Modified teacher retirement bill passes Senate

Modified again, this time enough to garner support from the teachers.

Teachers, the state of Texas and school districts all would pay more to help support the Teacher Retirement System of Texas under a bill passed by the Texas Senate Wednesday.

Under Senate Bill 1458, the $117 billion TRS fund would get a boost from members, whose contributions would increase from 6.4 percent of their salaries to 7.7 percent over four years. Meanwhile, the state’s contribution would increase from 6.4 percent to 6.8 percent, and school districts that do not pay into Social Security would contribute 1.5 percent. Additionally, about 102,000 teachers who have retired since 1999 would receive a 3 percent cost of living adjustment under the new bill.

See here and here for the background. The main points of objection from the teachers had to do with the size of the state’s contribution, and with increasing the teachers’ contribution all at once instead of phasing it in. While this story has no details, the Texas AFT spells out the changes since the last time:

The combination of grass-roots pressure and hard negotiating by our legislative allies has led to this substantial improvement in the TRS bill. Sens. Kirk Watson (D-Austin), Wendy Davis (D-Fort Worth), and Royce West (D-Dallas) played crucial roles in winning the Senate-passed improvements. Sen. Robert Duncan (R-Lubbock) too gets credit for leaving his door open to negotiations to modify his bill.

As this legislation now moves over to the House and ultimately to a House-Senate conference committee, the same combination of grass-roots communication and tough negotiations in the capitol could bring further improvements sought by Texas AFT for retired and active school employees, such as an immediate benefit increase for all rather than just one-third of retirees, as well as prospective-only application of a new minimum retirement age for full pension benefits. (As it now stands under SB 1458, school employees who do not have five years of service credit by September 1, 2014, would be subject to the new minimum age of 62 for full, unreduced retirement benefits). So be prepared to launch another wave of messages to members of the Texas House!
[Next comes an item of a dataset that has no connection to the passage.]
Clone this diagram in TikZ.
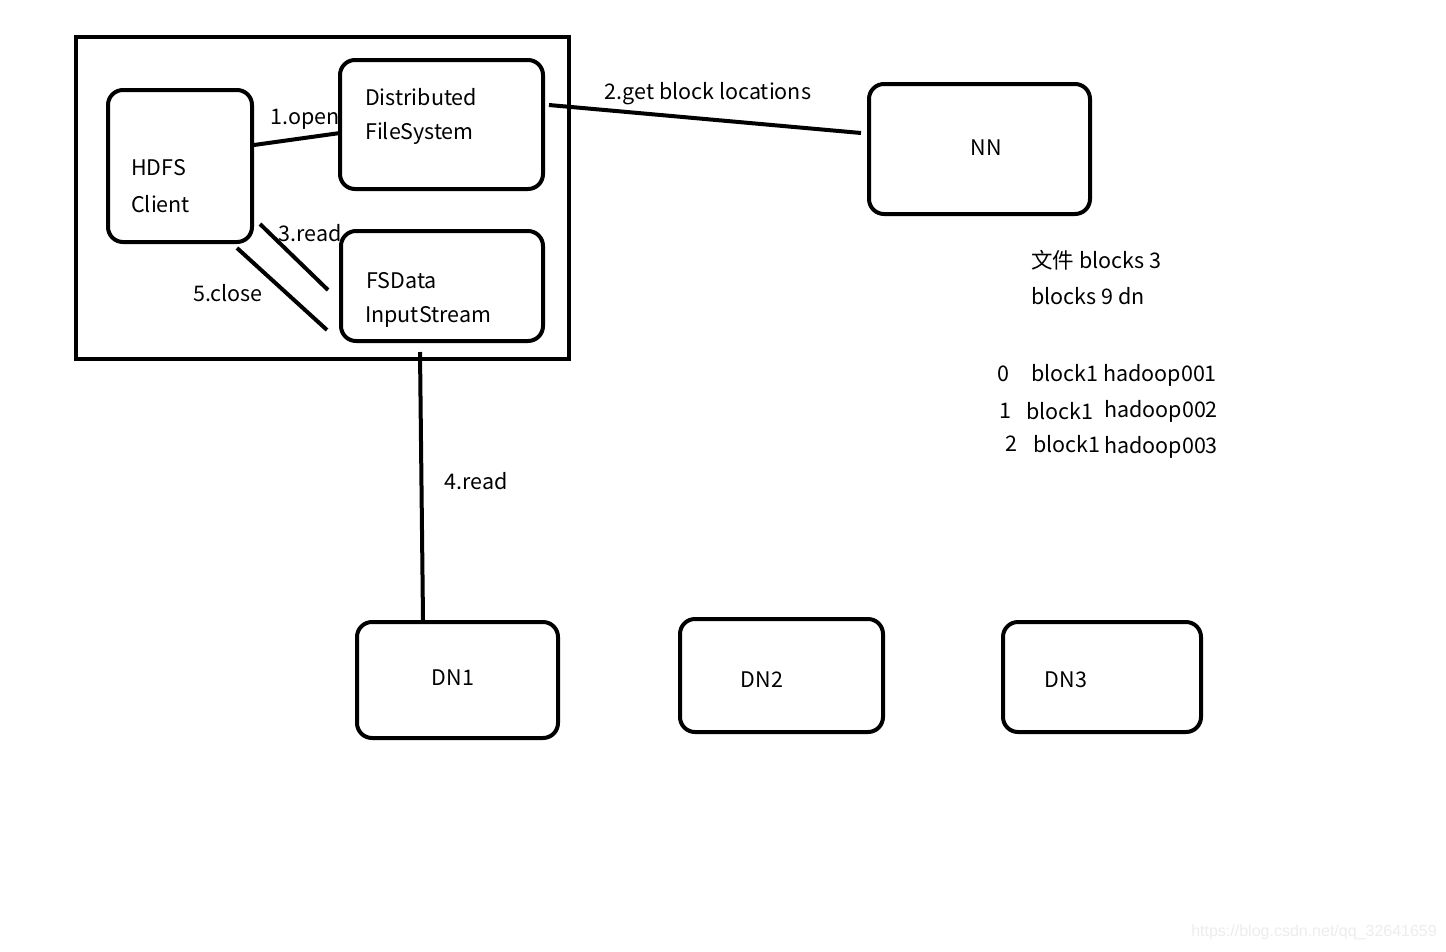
\documentclass[tikz,border=0pt]{standalone}
\usepackage{fontspec}
\setmainfont{Noto Sans CJK SC}
\newfontfamily\wmfont{Liberation Sans}
\begin{document}
\begin{tikzpicture}[x=1pt,y=-1pt,
  box/.style={draw,line width=4pt,rounded corners=15pt,inner sep=0pt},
  conn/.style={line width=4pt},
  lbl/.style={inner sep=0pt,yshift=-2pt,font=\fontsize{21.5}{25}\selectfont},
  txt/.style={inner sep=0pt,yshift=-2pt,anchor=west,font=\fontsize{21.5}{25}\selectfont}]
\useasboundingbox[fill=white] (0,0) rectangle (1446,951);
% outer frame
\node[draw,line width=4pt,inner sep=0pt,minimum width=493pt,minimum height=322pt] (frame) at (322.5,198) {};
% boxes
\node[box,minimum width=144pt,minimum height=152pt] (client) at (180,166) {};
\node[box,minimum width=203pt,minimum height=129pt] (dfs) at (441.5,124.5) {};
\node[box,minimum width=202pt,minimum height=110pt] (fsd) at (442,286) {};
\node[box,minimum width=221pt,minimum height=130pt] (nn) at (979.5,149) {};
\node[box,minimum width=201pt,minimum height=116pt] (dn1) at (457.5,680) {};
\node[box,minimum width=203pt,minimum height=113pt] (dn2) at (781.5,675.5) {};
\node[box,minimum width=198pt,minimum height=110pt] (dn3) at (1102,677) {};
% box texts
\node[txt] (t1) at (131,166) {HDFS};
\node[txt] (t2) at (131,202) {Client};
\node[txt] (t3) at (365,95) {Distributed};
\node[txt] (t4) at (365,131) {FileSystem};
\node[txt] (t5) at (366,279) {FSData};
\node[txt] (t6) at (365,315) {InputStream};
\node[lbl] (t7) at (986,146) {NN};
\node[lbl] (t8) at (453,676) {DN1};
\node[lbl] (t9) at (762,678) {DN2};
\node[lbl] (t10) at (1066,678) {DN3};
% connector endpoints
\coordinate (a1) at (254,145); \coordinate (a2) at (340,133);
\coordinate (b1) at (549,105); \coordinate (b2) at (861,133);
\coordinate (c1) at (260,224); \coordinate (c2) at (328,290);
\coordinate (d1) at (237,248); \coordinate (d2) at (327,330);
\coordinate (e1) at (420,352); \coordinate (e2) at (423,620);
\draw[conn] (a1) -- (a2);
\draw[conn] (b1) -- (b2);
\draw[conn] (c1) -- (c2);
\draw[conn] (d1) -- (d2);
\draw[conn] (e1) -- (e2);
% connector labels
\node[lbl] (l1) at (305,117) {1.open};
\node[lbl] (l2) at (708,92) {2.get block locations};
\node[lbl] (l3) at (310,231) {3.read};
\node[lbl] (l5) at (228,291) {5.close};
\node[lbl] (l4) at (476,479) {4.read};
% notes
\node[txt] (n1) at (1031,258) {文件 blocks 3};
\node[txt] (n2) at (1031,294) {blocks 9 dn};
\node[lbl] (n3) at (1003,372) {0};
\node[txt] (n4) at (1031,373) {block1 hadoop001};
\node[lbl] (n5) at (1005,409) {1};
\node[txt] (n6) at (1026,409) {block1};
\node[txt] (n7) at (1104,409) {hadoop002};
\node[lbl] (n8) at (1011,442) {2};
\node[txt] (n9) at (1033,442) {block1};
\node[txt] (n10) at (1104,445) {hadoop003};
\node[inner sep=0pt,anchor=east,text=black!7,font=\fontsize{16}{18}\selectfont\wmfont] (wm) at (1437,932) {https://blog.csdn.net/qq\_32641659};
\end{tikzpicture}
\end{document}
To review: Under SB 1458 as amended on the Senate floor today, employee contributions would remain at 6.4 percent in fiscal 2014 (starting September 2013), while the state contribution would rise to 6.8 percent. In fiscal 2015, the employee contribution would be 6.7 percent, while the state continues to contribute 6.8 percent, plus school districts that do not contribute to Social Security would kick in another 1.5 percent. In fiscal 2016, the employee contribution would go to 7.2 percent, while the state and district contributions would hold at 6.8 percent and 1.5 percent; in fiscal 2017, the employee contribution would rise to 7.7 percent, which still would be less than the combined state/district total of 8.3 percent.

If the state were to reduce its contribution below 6.8 percent, employee and district contributions would fall by an equal percentage.

They released a statement thanking Sen. Duncan and the Democrats that worked to improve the bill and called on their members to support it. There are still issues to be settled, so don’t file this one away just yet. The Morning News has more.

On a related note, things were happening for the bill to modify the Employee Retirement System, but it didn’t get to a vote in time on Thursday, so whatever happens there will come from the Senate bill. At last report, labor had dropped its opposition to the ERS bill after some changes had been made. We’ll see what happens from here.